- To do:
Up to and including the line with "import matplotlib.pyplot as plt", reproduce the listing below exactly, beginning at its first line.

- Given material:
────────────────────
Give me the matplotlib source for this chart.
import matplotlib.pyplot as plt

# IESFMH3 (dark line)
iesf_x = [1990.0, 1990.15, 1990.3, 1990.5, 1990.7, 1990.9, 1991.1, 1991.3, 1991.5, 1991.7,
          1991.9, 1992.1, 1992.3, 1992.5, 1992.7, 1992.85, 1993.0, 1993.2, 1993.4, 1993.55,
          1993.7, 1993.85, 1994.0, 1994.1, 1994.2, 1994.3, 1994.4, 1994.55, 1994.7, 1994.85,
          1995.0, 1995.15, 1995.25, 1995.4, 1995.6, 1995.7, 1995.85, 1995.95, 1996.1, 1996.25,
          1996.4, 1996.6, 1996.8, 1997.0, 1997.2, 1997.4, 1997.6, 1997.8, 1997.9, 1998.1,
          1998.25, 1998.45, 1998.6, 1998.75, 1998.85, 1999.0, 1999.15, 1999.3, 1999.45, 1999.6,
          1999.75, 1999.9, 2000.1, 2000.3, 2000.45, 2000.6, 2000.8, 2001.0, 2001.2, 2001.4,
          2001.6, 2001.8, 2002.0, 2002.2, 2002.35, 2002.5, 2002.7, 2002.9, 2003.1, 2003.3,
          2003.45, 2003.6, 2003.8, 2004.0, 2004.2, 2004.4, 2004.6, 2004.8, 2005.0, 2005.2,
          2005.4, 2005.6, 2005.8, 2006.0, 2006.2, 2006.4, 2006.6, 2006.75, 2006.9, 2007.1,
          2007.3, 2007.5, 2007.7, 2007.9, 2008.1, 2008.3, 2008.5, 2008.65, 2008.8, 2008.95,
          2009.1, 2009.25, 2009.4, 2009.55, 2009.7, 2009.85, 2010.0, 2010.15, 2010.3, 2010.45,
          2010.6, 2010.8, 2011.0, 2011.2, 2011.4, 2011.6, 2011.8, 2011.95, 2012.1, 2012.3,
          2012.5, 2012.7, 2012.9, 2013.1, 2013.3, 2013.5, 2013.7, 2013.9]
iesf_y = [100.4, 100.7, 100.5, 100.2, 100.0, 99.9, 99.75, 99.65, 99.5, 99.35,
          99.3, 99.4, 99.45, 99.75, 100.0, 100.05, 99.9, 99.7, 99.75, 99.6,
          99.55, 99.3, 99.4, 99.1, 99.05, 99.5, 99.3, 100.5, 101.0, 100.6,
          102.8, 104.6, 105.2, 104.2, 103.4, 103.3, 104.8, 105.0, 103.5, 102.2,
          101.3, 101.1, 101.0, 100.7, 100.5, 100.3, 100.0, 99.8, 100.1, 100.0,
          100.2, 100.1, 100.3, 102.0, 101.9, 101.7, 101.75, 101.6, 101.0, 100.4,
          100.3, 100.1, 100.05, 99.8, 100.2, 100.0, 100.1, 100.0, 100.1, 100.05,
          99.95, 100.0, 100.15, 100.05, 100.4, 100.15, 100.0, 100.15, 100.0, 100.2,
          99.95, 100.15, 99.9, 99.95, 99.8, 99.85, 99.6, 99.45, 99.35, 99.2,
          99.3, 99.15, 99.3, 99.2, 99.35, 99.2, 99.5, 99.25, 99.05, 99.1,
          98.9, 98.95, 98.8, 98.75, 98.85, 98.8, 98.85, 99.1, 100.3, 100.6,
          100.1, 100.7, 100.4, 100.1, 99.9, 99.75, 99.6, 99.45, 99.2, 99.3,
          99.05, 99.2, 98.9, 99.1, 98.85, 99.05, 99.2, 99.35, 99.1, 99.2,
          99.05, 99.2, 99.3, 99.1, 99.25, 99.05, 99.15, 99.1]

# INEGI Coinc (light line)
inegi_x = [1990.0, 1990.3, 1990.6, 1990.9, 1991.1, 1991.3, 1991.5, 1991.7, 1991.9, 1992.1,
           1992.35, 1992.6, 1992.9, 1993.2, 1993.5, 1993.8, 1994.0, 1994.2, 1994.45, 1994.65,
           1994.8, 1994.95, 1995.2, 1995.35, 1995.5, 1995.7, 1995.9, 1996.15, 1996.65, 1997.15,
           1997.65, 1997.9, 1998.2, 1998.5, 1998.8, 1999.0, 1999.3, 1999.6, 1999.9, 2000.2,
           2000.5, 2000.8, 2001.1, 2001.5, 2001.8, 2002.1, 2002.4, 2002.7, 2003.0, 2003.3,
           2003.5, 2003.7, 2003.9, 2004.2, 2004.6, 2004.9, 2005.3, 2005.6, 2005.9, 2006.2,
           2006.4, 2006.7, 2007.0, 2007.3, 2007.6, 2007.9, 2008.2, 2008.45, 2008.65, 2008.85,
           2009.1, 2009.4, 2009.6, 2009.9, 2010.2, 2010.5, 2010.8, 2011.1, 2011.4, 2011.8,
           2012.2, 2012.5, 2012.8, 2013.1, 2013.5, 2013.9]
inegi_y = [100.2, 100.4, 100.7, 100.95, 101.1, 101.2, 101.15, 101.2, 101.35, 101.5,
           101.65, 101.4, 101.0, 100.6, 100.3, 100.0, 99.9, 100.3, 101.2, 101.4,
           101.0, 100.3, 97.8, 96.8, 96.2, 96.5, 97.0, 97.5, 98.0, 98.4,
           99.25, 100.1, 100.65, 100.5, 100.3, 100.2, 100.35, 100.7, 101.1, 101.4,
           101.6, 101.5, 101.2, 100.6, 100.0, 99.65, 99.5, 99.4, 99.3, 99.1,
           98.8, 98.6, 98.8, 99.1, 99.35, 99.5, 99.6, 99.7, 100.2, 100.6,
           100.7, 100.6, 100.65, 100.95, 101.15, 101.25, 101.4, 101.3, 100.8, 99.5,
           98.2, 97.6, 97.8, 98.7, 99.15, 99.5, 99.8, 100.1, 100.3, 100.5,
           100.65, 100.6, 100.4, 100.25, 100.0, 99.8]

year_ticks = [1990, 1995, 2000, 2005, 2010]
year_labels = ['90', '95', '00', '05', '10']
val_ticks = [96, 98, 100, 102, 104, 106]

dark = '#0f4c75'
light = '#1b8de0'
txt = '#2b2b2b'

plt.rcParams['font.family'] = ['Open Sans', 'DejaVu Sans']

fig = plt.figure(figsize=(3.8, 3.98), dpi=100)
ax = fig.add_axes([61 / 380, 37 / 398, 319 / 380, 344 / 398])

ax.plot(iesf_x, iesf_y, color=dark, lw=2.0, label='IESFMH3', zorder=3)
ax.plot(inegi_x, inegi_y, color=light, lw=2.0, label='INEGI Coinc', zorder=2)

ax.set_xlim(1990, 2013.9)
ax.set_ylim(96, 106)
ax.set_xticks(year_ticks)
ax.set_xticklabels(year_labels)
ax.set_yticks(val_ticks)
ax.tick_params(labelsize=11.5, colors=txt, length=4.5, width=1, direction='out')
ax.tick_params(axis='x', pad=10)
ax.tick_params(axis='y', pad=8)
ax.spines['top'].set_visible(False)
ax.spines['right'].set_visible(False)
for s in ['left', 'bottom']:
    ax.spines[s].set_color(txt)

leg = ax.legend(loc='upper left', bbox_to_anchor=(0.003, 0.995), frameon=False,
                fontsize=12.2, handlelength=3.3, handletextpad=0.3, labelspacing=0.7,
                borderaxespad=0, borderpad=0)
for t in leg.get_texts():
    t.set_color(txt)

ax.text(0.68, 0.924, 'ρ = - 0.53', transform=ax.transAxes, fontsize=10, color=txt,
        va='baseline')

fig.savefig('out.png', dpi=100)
────────────────────
- Written reply:
Give me the matplotlib source for this chart.
import matplotlib.pyplot as plt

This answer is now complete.